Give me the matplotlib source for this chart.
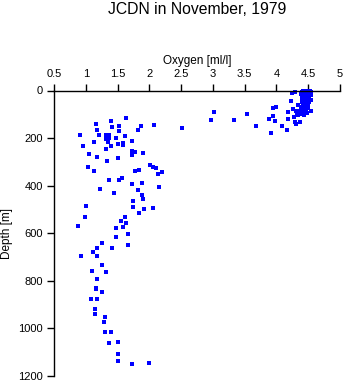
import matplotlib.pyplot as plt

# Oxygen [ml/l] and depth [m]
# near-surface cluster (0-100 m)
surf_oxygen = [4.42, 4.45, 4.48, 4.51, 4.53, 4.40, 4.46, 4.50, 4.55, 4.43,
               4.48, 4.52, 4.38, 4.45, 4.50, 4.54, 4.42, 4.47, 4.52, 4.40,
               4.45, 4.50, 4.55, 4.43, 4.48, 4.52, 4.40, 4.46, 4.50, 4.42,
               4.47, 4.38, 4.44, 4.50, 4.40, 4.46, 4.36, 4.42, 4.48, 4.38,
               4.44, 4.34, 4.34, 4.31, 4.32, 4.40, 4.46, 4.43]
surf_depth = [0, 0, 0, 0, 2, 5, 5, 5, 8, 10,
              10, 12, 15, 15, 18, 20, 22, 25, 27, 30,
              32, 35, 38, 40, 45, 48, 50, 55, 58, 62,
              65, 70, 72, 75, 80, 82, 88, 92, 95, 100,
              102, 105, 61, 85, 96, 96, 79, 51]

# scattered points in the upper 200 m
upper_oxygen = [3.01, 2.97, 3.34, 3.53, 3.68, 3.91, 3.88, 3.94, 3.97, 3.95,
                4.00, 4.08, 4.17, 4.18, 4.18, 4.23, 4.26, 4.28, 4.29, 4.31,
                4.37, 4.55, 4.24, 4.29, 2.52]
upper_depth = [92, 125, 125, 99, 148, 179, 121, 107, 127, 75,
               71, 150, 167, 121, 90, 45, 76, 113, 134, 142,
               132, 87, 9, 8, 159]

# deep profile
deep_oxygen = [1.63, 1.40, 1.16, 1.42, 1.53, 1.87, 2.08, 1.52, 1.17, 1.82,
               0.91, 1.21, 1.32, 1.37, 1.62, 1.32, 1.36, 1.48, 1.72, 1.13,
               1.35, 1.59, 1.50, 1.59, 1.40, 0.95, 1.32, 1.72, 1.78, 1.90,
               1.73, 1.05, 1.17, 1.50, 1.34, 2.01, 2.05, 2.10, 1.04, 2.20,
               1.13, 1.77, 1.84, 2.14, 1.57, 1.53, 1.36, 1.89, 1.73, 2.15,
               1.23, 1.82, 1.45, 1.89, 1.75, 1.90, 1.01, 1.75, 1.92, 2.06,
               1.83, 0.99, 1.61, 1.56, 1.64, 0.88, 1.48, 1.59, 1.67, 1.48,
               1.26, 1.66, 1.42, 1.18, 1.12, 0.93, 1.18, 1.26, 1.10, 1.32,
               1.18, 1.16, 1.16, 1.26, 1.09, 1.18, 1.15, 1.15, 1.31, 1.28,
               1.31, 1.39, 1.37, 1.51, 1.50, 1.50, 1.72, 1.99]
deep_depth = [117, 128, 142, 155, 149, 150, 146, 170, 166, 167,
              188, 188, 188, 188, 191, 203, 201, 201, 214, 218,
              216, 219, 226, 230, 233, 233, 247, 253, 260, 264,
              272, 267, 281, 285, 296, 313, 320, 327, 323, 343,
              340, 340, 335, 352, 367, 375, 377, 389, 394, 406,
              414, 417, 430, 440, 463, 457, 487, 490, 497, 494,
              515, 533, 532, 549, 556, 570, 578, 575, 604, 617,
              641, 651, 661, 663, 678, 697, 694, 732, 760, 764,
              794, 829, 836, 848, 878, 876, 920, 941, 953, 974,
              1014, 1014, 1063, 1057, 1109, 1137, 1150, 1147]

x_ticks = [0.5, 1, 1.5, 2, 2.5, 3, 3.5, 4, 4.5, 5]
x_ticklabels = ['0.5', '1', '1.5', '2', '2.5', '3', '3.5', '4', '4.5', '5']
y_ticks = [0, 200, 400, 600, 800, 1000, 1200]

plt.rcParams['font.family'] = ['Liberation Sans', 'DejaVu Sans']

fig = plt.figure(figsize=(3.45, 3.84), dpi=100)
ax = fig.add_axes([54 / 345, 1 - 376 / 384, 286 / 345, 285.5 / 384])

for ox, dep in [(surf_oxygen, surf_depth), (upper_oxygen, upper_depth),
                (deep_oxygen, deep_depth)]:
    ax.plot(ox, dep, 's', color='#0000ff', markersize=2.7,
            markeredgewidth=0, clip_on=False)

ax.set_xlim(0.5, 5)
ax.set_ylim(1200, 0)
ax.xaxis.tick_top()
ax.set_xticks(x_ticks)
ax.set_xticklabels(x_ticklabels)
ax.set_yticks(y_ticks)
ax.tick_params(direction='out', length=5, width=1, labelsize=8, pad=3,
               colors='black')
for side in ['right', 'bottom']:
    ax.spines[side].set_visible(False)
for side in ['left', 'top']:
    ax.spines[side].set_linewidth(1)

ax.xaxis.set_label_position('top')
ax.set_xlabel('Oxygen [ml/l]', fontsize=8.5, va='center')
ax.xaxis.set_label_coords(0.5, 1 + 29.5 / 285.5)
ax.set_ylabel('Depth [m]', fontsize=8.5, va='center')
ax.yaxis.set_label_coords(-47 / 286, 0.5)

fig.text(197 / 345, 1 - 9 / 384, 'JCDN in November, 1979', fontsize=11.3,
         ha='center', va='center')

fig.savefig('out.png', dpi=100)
• • • •
EXERCISE -
In the material above, show every line where the word "matplotlib" turns up.

WRITTEN SOLUTION -
Give me the matplotlib source for this chart.
import matplotlib.pyplot as plt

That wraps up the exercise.